We’ve all seen it before. It’s like an Internet Walk of Shame. Someone posts a link to an outrageous, offensive article written by some group or organisation they hate, which they comprehensively refute/rebut/demolish in a self-satisfied, 3,000 word orgy of masturbation (excuse the oxymoron). At the end, they take a bow, clearly expecting to bask in customary Internet Applause (tap your fingers lightly on the keyboard).
Unfortunately, someone replies “isn’t that a satire site?” Further examination reveals that yes, it is a satire site. The original poster’s embarrassment becomes palpable. After some squirming, they invariably reply “well, it just goes to show how messed up [evil group] is! It’s impossible to tell satire from their real opinions!” Then the onlookers perform an awkward Internet Foot Shifting (you flip closed two of your keyboard’s legs along a diagonal axis, so that it flops awkwardly from one side to another), until someone gets up the courage to say “it’s not that, mate. You’re just terrible at detecting satire.”
People will cite Poe’s Law, which commonly means: “it is impossible to create a parody of extremism or fundamentalism that someone won’t mistake for the real thing”. I prefer to think of it as meaning “I got tricked into thinking Landover Baptist was real, and I want to blame some group delusion instead of the fact that my mum raised a gullible little pissmaggot.”
With that said…is there an easy way to tell real opinions from satire, if you’re not sure? Is there a forensics kit you can apply to an ambiguous piece of writing?
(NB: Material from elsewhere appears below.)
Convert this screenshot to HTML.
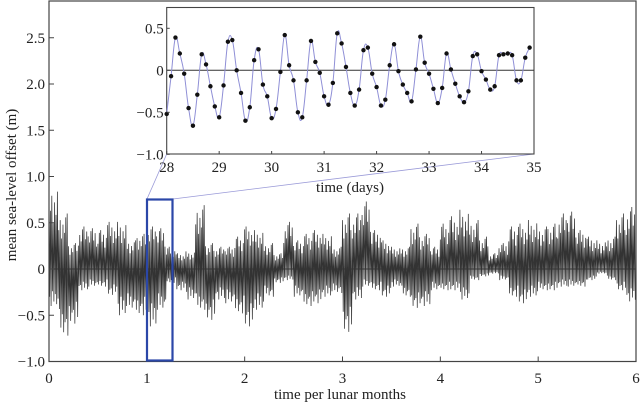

I think so, but it’s hard. The key issue is that a lot of people want to be fooled by satire, they want to believe the worst about the group they hate. But here’s what I do:
1. Look for lots of adjectives, adverbs, and repetition. Satirists are venally afraid that you won’t understand the joke, or that you’ll fail to appreciate their wit. They won’t say “Obama’s policies…” they’ll say “Obama’s socialist marxist hitlerist policies…” They can never resist overegging the pudding.
2. Real opinions are self-consistent. Satire will contradict itself for a laugh. This is very important. It doesn’t matter if you think [evil group] are hypocrites, there has to be a kind of internal reality to what they believe. Satire reminds me of defense attorney Richard Hayne’s approach to building a case. “Say you sue me because you say my dog bit you. Well, now this is my defense: a) my dog doesn’t bite. b) my dog was tied up that night. c) I don’t have a dog.”
3. What’s the teleological point behind the writing? Dig deep, and use your reading comprehension. Ask “what’s reading this meant to make me feel?” Maybe the superficial point is that immigrants should be made to keep one limb within a detention center at all times. But what’s the real point? Are you supposed to laugh? Are you supposed to write to your elected politician? If you don’t understand, ask yourself this: why is Wile E Coyote never successful in catching the Road Runner? The superficial reason is that his inventions break and send him flying off a cliff. The deep reason is that he’s in the hands of writers who think it’s comical that he fails. Similarly, try to read between the lines.
Hopefully this was helpful enough for you to perform a customary Internet Head Nod (grab your monitor and sagely raise and lower it a few times.)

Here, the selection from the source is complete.